Washago had its beginning in 1852, when Quetton St. George & Company built a sawmill and latter a Gristmill near the outlet of Lake Couchiching into the Severn River.

Shown here water-powered Grist mill at Washago, constructed 1873, demolished 1970. (source: www.washago.ca)

The Grand Trunk Railway extended to Washago in 1873 and created somewhat of an economic boom to the 250 or so settlers who had lived here at the time. A via rail still operates from the train station today.

There still is standing an interesting relic from the earlier days. Just a short distance from the rail station on the north side of the track is this very large grain tower.

From this angle we can clearly see the remnants of the chute which disgorged the tower's contents into awaiting grain cars.
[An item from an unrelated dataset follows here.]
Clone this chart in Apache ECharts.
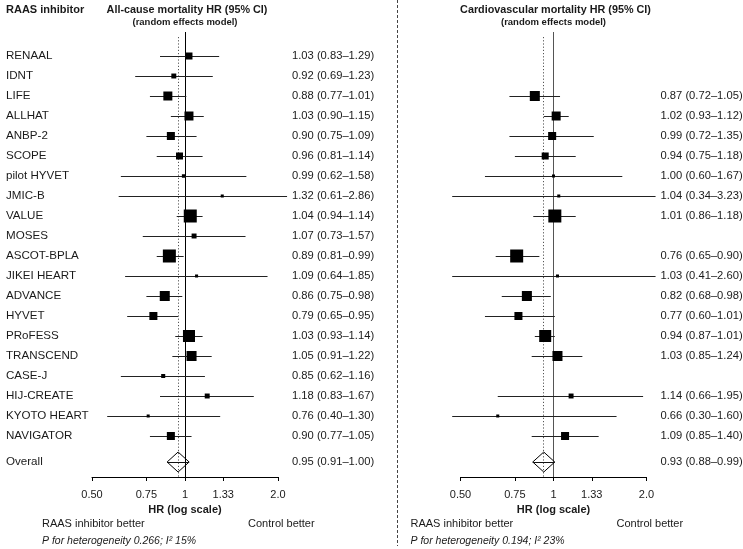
<!DOCTYPE html>
<html><head><meta charset="utf-8">
<script src="https://cdn.jsdelivr.net/npm/echarts@6/dist/echarts.min.js"></script>
<style>html,body{margin:0;padding:0;background:#fff}#c{width:743px;height:549px}</style>
</head><body><div id="c"></div>
<script>
// ---------- data ----------
const studies = ['RENAAL','IDNT','LIFE','ALLHAT','ANBP-2','SCOPE','pilot HYVET','JMIC-B','VALUE','MOSES','ASCOT-BPLA','JIKEI HEART','ADVANCE','HYVET','PRoFESS','TRANSCEND','CASE-J','HIJ-CREATE','KYOTO HEART','NAVIGATOR'];
const acmHR = [1.03,0.92,0.88,1.03,0.90,0.96,0.99,1.32,1.04,1.07,0.89,1.09,0.86,0.79,1.03,1.05,0.85,1.18,0.76,0.90];
const acmLo = [0.83,0.69,0.77,0.90,0.75,0.81,0.62,0.61,0.94,0.73,0.81,0.64,0.75,0.65,0.93,0.91,0.62,0.83,0.40,0.77];
const acmHi = [1.29,1.23,1.01,1.15,1.09,1.14,1.58,2.86,1.14,1.57,0.99,1.85,0.98,0.95,1.14,1.22,1.16,1.67,1.30,1.05];
const acmWeight = [4.8,2.4,7.9,7.9,6.3,4.8,1.2,0.9,16.5,2.4,16.5,0.9,9.8,6.3,14.1,9.8,1.6,2.4,0.9,6.3];
const acmOverall = [0.95,0.91,1.00];
const cvHR = [null,null,0.87,1.02,0.99,0.94,1.00,1.04,1.01,null,0.76,1.03,0.82,0.77,0.94,1.03,null,1.14,0.66,1.09];
const cvLo = [null,null,0.72,0.93,0.72,0.75,0.60,0.34,0.86,null,0.65,0.41,0.68,0.60,0.87,0.85,null,0.66,0.30,0.85];
const cvHi = [null,null,1.05,1.12,1.35,1.18,1.67,3.23,1.18,null,0.90,2.60,0.98,1.01,1.01,1.24,null,1.95,1.60,1.40];
const cvWeight = [null,null,9.8,7.9,6.3,4.8,0.9,0.9,16.5,null,16.5,0.9,9.8,6.3,14.1,9.8,null,2.4,0.9,6.3];
const cvOverall = [0.93,0.88,0.99];
const tickValues = [0.5,0.75,1,1.33,2.0];
const tickLabels = ['0.50','0.75','1','1.33','2.0'];
const panelTitles = ['All-cause mortality HR (95% CI)','Cardiovascular mortality HR (95% CI)'];
const heterogeneity = ['P for heterogeneity 0.266; I\u00B2 15%','P for heterogeneity 0.194; I\u00B2 23%'];

// ---------- layout ----------
const FONT = '"Liberation Sans", Arial, Helvetica, sans-serif';
const AXW = 186, TOP = 32, BOTTOM = 72;
const YMIN = -1.2, YMAX = 21.05, OVERALL_ROW = 20.3;
const BOX_SCALE = 3.2;
const TXT = '#1a1a1a';
const panels = [
  {hr:acmHR, lo:acmLo, hi:acmHi, w:acmWeight, overall:acmOverall, left:92, clip:[0.56,2.14], names:true, refColor:'#000'},
  {hr:cvHR, lo:cvLo, hi:cvHi, w:cvWeight, overall:cvOverall, left:460.5, clip:[0.47,2.14], names:false, refColor:'#555'}
];
const crisp = v => Math.floor(v) + 0.5;
const fmt = v => v.toFixed(2);
const L2 = Math.log2;

const grids = [], xAxes = [], yAxes = [], series = [];
panels.forEach((p, k) => {
  grids.push({left:p.left, width:AXW, top:TOP, bottom:BOTTOM});
  xAxes.push({
    gridIndex:k, type:'value', min:-1, max:1, position:'bottom',
    axisLine:{show:true, onZero:false, lineStyle:{color:'#000', width:1}},
    axisTick:{show:true, customValues:tickValues.map(L2), length:4, lineStyle:{color:'#000'}},
    axisLabel:{customValues:tickValues.map(L2), margin:12, fontSize:11, fontFamily:FONT, color:TXT,
      formatter: v => { const i = tickValues.findIndex(t => Math.abs(L2(t)-v) < 1e-6); return i >= 0 ? tickLabels[i] : ''; }},
    splitLine:{show:false},
    name:'HR (log scale)', nameLocation:'middle', nameGap:27,
    nameTextStyle:{fontWeight:'bold', fontSize:11, fontFamily:FONT, color:TXT}
  });
  yAxes.push({gridIndex:k, type:'value', min:YMIN, max:YMAX, inverse:true, show:false});

  const rows = [];
  studies.forEach((s, i) => { if (p.hr[i] != null) rows.push([p.hr[i], i, p.lo[i], p.hi[i], p.w[i], 0, s]); });
  rows.push([p.overall[0], OVERALL_ROW, p.overall[1], p.overall[2], 0, 1, 'Overall']);

  // reference lines (HR = 1 and overall estimate)
  series.push({
    type:'custom', xAxisIndex:k, yAxisIndex:k, z:1, silent:true,
    data:[[0, YMIN], [L2(p.overall[0]), -0.95]],
    renderItem(params, api) {
      const i = params.dataIndex;
      const x = api.value(0);
      const a = api.coord([x, api.value(1)]), b = api.coord([x, YMAX]);
      const xx = crisp(a[0]);
      return {type:'line', shape:{x1:xx, y1:a[1], x2:xx, y2:b[1]},
        style:{stroke: i === 0 ? p.refColor : '#555', lineWidth:1, lineDash: i === 0 ? null : [1.2, 2]}};
    }
  });

  // studies + overall
  series.push({
    type:'custom', xAxisIndex:k, yAxisIndex:k, z:2, silent:true,
    data: rows.map(r => [L2(r[0]), r[1]]),
    renderItem(params, api) {
      const [hr, row, lo, hi, w, ov, name] = rows[params.dataIndex];
      const cs = params.coordSys;
      const c = api.coord([L2(hr), row]);
      const y = crisp(c[1]);
      const ch = [];
      ch.push({type:'text', style:{text: fmt(hr) + ' (' + fmt(lo) + '\u2013' + fmt(hi) + ')',
        x: cs.x + cs.width + 14, y: c[1], align:'left', verticalAlign:'middle', font:'11.2px ' + FONT, fill:TXT}});
      if (p.names) ch.push({type:'text', style:{text:name, x:6, y:c[1], align:'left', verticalAlign:'middle', font:'11.6px ' + FONT, fill:TXT}});
      if (ov) {
        const hw = 11, hh = 10;
        ch.push({type:'polygon', shape:{points:[[c[0]-hw, c[1]], [c[0], c[1]-hh], [c[0]+hw, c[1]], [c[0], c[1]+hh]]},
          style:{fill:'none', stroke:'#000', lineWidth:1}});
        ch.push({type:'line', shape:{x1:c[0]-hw, y1:y, x2:c[0]+hw, y2:y}, style:{stroke:'#111', lineWidth:1}});
      } else {
        const l = api.coord([L2(Math.max(lo, p.clip[0])), row]);
        const r = api.coord([L2(Math.min(hi, p.clip[1])), row]);
        ch.push({type:'line', shape:{x1:l[0], y1:y, x2:r[0], y2:y}, style:{stroke:'#222', lineWidth:1}});
        const s = BOX_SCALE * Math.sqrt(w);
        ch.push({type:'rect', shape:{x:c[0]-s/2, y:c[1]-s/2, width:s, height:s}, style:{fill:'#000'}});
      }
      return {type:'group', children:ch};
    }
  });
});

// ---------- texts ----------
const graphic = [
  {type:'text', style:{text:'RAAS inhibitor', x:6, y:10, align:'left', verticalAlign:'middle', font:'bold 11px ' + FONT, fill:TXT}},
  {type:'line', shape:{x1:397.5, y1:0, x2:397.5, y2:546}, style:{stroke:'#444', lineWidth:1, lineDash:[3,2]}}
];
panels.forEach((p, k) => {
  const cx = p.left + AXW / 2;
  graphic.push({type:'text', style:{text:panelTitles[k], x:cx + 2, y:10, align:'center', verticalAlign:'middle', font:'bold 10.8px ' + FONT, fill:TXT}});
  graphic.push({type:'text', style:{text:'(random effects model)', x:cx, y:22.5, align:'center', verticalAlign:'middle', font:'bold 9.5px ' + FONT, fill:TXT}});
  graphic.push({type:'text', style:{text:'RAAS inhibitor better', x:p.left - 50, y:524, align:'left', verticalAlign:'middle', font:'11px ' + FONT, fill:TXT}});
  graphic.push({type:'text', style:{text:'Control better', x:p.left + AXW - 30, y:524, align:'left', verticalAlign:'middle', font:'11px ' + FONT, fill:TXT}});
  graphic.push({type:'text', style:{text:heterogeneity[k], x:p.left - 50, y:541, align:'left', verticalAlign:'middle', font:'italic 10.5px ' + FONT, fill:TXT}});
});

const chart = echarts.init(document.getElementById('c'), null, {renderer:'canvas'});
chart.setOption({animation:false, backgroundColor:'#fff', grid:grids, xAxis:xAxes, yAxis:yAxes, series, graphic});
</script>
</body></html>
Today, I observed only pigeons shooting out.

The ladder ascending to the top of the structure was enclosed by steel cladding. Only one word could really describe this particular view . . . rustalicious (!).

Adrenaline coursed through my veins when I saw no apparent lock on the door's clasp. I was looking forward to a long dangerous climb up a rickety ladder.
To my deep disappointed, vigilant CN Rail staff had welded the doors closed.

To add insult to this, this structure taunted me with a view through a grated window to see what I was missing. Apparently some of the stairs were removed or simply fell down.
The blur you may see in the bottom right of this image is pigeon poop falling from above . . . nasty.
I am kind of glad the door was welded.

1 comment:

Anonymous said...

This looks more like a coaling tower (for refueling steam locomotives) than something for grain storage. Quite a rare find, the only similar structure in Ontario that I can think of is at the John St. Roundhouse in Ontario.